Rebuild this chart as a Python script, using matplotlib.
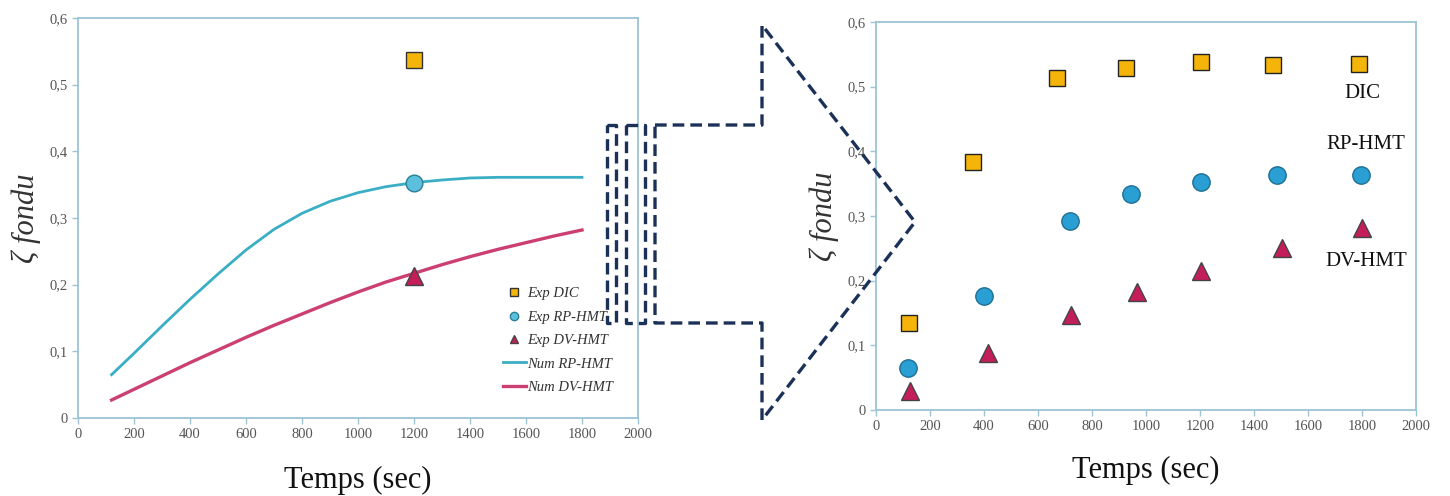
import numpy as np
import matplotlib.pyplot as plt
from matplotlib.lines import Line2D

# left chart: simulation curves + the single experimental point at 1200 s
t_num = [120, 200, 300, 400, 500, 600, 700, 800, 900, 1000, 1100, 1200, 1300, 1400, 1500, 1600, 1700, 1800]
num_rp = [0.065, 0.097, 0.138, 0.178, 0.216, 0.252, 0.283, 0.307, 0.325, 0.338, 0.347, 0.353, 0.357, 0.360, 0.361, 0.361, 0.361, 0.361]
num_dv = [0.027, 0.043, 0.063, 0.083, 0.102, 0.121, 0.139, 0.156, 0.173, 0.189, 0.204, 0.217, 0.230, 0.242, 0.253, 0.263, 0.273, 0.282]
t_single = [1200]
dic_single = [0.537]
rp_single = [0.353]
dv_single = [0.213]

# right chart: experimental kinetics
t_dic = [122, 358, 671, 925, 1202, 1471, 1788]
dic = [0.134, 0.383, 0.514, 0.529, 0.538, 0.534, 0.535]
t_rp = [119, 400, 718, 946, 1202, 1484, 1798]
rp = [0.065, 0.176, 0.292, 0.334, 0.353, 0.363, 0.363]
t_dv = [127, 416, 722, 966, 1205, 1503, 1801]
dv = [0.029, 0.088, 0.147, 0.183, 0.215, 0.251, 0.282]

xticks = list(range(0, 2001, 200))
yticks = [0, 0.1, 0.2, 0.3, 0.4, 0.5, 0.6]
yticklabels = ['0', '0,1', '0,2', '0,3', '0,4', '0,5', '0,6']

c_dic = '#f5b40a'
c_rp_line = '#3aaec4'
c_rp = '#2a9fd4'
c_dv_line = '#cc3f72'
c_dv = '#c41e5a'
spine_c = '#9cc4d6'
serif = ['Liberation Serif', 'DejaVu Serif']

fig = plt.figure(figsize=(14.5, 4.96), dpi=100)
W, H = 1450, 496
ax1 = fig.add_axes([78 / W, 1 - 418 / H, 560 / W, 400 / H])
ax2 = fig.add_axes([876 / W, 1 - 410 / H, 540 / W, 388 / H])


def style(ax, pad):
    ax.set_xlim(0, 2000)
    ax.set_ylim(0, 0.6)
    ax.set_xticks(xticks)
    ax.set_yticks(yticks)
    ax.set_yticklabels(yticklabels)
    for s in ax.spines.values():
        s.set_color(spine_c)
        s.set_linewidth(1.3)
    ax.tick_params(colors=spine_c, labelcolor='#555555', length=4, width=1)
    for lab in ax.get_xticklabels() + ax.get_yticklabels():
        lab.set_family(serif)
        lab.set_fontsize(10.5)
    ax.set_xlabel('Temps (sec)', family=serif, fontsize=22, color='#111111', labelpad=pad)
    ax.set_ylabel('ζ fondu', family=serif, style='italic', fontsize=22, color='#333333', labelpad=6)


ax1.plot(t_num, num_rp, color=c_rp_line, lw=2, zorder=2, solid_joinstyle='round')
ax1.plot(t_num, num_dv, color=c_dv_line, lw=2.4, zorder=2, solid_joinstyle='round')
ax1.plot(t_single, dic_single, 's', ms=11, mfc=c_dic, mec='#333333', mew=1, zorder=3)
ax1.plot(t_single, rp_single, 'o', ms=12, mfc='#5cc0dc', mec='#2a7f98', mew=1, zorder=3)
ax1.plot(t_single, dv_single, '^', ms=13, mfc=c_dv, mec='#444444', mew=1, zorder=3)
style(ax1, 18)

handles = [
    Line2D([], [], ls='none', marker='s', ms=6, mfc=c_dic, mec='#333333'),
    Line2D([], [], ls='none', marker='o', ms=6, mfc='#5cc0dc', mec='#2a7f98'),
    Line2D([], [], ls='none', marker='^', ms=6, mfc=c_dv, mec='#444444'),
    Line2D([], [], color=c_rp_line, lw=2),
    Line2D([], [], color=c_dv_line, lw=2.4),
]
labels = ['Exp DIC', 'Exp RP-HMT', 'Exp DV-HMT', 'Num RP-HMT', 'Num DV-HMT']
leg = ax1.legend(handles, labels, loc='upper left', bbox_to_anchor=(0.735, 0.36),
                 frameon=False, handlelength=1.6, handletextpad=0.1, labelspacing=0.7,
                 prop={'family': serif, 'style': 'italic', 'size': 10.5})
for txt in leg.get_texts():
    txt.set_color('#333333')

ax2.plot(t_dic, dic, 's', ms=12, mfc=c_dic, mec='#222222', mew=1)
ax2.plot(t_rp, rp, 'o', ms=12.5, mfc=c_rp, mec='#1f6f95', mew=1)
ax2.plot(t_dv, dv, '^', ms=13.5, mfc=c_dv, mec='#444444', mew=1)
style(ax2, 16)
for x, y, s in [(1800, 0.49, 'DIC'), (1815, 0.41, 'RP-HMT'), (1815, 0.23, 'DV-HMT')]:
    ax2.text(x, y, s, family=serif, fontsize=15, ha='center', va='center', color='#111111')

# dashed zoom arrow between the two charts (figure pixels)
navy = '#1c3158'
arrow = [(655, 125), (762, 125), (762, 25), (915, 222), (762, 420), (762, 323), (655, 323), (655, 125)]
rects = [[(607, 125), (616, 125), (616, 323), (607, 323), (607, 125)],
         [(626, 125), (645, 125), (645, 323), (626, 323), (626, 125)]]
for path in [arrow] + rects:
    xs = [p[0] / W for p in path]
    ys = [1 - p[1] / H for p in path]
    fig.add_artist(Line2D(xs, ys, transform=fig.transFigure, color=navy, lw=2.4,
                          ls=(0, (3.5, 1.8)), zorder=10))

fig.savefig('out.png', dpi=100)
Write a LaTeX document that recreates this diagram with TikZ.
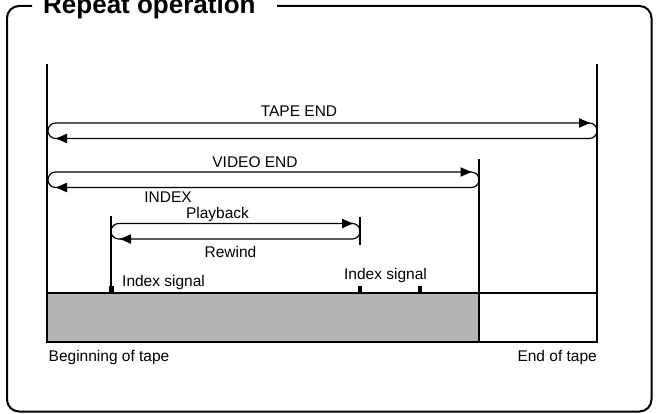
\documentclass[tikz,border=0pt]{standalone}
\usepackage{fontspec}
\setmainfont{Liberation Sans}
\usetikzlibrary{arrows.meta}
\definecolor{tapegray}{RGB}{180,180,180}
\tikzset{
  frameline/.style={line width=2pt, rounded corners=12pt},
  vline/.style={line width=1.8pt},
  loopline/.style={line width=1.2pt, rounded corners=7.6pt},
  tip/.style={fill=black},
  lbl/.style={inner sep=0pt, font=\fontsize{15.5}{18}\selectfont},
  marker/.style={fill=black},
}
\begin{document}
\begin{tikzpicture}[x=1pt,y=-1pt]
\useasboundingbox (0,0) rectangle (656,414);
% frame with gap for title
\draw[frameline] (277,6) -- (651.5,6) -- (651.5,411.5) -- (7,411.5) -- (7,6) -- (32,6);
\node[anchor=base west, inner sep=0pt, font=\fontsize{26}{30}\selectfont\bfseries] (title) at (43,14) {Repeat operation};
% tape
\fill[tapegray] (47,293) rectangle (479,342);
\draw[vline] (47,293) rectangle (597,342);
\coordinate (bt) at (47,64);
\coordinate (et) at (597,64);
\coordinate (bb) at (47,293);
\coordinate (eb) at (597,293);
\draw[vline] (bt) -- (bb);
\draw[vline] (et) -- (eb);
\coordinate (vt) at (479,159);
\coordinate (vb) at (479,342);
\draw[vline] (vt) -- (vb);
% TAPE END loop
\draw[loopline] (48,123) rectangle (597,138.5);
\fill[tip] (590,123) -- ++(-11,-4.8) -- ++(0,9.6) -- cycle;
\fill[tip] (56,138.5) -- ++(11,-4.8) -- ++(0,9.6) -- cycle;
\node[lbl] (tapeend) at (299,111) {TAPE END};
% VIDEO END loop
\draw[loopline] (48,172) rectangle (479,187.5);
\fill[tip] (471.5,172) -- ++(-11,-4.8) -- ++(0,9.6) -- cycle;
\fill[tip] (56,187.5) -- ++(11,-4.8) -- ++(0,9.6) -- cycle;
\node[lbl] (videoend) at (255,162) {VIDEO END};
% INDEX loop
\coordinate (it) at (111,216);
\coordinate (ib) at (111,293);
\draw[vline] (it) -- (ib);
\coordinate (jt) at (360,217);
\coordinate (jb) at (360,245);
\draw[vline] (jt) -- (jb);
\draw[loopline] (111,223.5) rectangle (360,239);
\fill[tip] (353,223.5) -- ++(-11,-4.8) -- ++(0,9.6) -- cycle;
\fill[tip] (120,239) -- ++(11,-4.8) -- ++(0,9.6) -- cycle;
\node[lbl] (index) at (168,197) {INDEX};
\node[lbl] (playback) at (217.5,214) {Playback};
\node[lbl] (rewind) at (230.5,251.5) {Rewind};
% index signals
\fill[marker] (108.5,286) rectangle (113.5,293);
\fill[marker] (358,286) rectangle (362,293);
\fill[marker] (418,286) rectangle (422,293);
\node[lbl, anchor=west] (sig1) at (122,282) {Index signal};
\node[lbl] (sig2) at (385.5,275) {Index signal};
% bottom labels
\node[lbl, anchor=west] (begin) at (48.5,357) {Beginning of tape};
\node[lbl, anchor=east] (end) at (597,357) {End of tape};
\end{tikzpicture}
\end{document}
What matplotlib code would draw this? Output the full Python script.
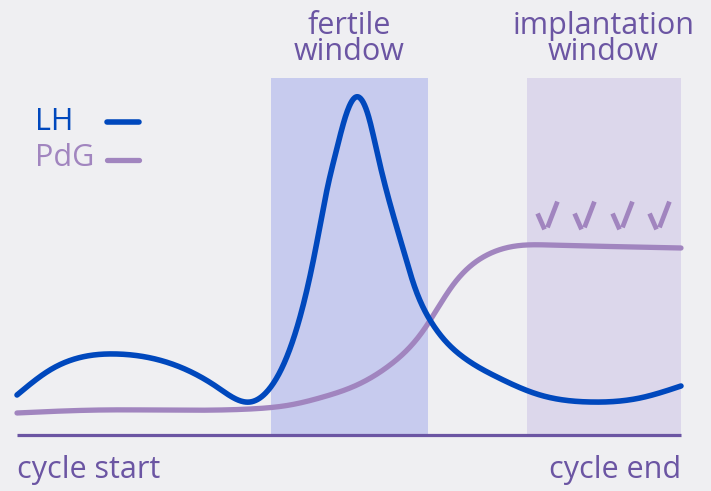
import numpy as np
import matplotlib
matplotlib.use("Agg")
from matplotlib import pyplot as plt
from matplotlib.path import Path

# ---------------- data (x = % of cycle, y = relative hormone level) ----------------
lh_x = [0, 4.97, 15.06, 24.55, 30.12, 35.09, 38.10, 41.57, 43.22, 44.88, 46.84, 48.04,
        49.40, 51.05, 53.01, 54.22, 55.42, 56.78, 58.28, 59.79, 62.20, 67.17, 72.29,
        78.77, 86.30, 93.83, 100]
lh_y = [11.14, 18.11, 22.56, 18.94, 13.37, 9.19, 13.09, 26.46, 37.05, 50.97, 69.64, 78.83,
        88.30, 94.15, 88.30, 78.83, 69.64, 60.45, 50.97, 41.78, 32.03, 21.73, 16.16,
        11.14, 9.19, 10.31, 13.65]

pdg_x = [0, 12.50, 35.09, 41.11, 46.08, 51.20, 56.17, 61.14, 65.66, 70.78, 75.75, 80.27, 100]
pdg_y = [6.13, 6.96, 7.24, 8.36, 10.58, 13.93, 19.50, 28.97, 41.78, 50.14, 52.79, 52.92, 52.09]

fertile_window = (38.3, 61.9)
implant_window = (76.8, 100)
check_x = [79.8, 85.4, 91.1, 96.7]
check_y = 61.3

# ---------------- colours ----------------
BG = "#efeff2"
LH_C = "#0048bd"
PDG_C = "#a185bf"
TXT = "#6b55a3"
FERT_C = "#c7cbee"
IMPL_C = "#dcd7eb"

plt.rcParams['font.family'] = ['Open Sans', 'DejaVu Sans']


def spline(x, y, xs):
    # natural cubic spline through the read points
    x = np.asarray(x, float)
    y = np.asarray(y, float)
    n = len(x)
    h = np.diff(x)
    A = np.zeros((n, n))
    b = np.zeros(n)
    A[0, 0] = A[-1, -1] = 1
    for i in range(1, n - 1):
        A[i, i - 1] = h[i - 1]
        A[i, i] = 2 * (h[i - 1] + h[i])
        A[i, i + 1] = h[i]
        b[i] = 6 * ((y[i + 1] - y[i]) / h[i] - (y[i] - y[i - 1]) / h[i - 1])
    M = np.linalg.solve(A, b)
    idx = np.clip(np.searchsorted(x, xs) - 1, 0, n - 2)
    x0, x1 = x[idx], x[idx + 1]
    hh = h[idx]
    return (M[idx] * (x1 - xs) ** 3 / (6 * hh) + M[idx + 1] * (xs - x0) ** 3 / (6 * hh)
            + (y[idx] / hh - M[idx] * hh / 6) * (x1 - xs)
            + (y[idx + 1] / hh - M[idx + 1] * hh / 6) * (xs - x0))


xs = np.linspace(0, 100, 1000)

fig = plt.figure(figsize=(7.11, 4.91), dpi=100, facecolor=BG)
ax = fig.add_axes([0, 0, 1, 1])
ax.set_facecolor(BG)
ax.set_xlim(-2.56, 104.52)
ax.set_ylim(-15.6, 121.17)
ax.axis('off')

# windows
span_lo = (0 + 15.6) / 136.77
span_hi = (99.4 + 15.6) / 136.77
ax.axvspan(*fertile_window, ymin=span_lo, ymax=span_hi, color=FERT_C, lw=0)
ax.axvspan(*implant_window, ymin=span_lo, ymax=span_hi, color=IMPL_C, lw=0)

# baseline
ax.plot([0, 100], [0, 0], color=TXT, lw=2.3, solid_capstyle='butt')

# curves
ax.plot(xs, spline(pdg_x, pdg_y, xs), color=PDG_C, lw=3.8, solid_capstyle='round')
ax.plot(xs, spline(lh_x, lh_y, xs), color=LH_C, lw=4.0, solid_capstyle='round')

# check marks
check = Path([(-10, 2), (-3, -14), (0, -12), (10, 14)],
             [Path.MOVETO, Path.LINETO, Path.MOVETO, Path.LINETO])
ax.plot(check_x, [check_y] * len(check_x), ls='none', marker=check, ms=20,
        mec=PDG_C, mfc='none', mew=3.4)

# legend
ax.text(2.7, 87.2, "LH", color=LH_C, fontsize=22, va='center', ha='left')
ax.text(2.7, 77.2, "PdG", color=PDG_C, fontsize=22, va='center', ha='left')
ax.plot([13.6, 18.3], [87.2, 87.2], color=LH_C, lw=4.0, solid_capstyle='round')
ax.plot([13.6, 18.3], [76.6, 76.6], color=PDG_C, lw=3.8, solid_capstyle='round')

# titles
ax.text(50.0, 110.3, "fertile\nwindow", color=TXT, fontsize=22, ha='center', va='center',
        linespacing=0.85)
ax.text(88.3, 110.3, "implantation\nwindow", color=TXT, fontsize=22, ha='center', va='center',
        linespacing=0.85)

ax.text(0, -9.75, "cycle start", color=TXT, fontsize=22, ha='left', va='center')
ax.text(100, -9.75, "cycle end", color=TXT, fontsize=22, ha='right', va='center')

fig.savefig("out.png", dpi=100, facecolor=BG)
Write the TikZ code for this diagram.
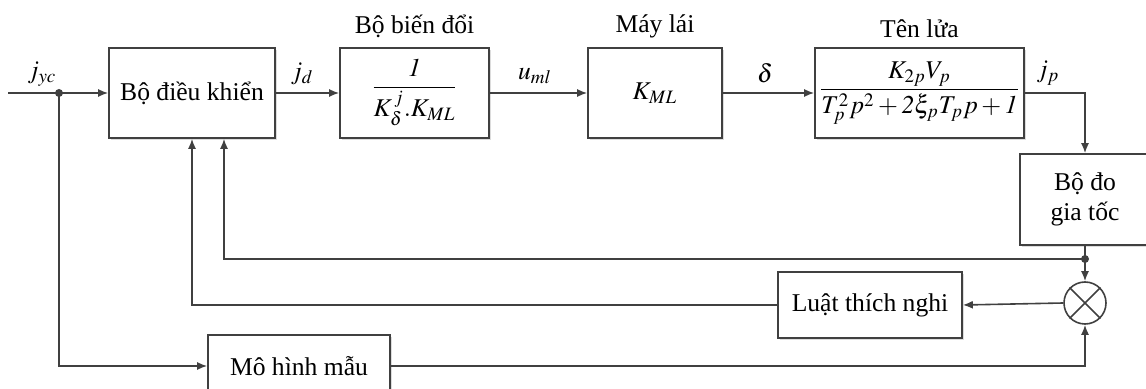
■ ■ ■ ■ ■ ■ ■
-- Required work --
Say how many lines in this material hold "Write", and say nothing else.

-- The reply --
2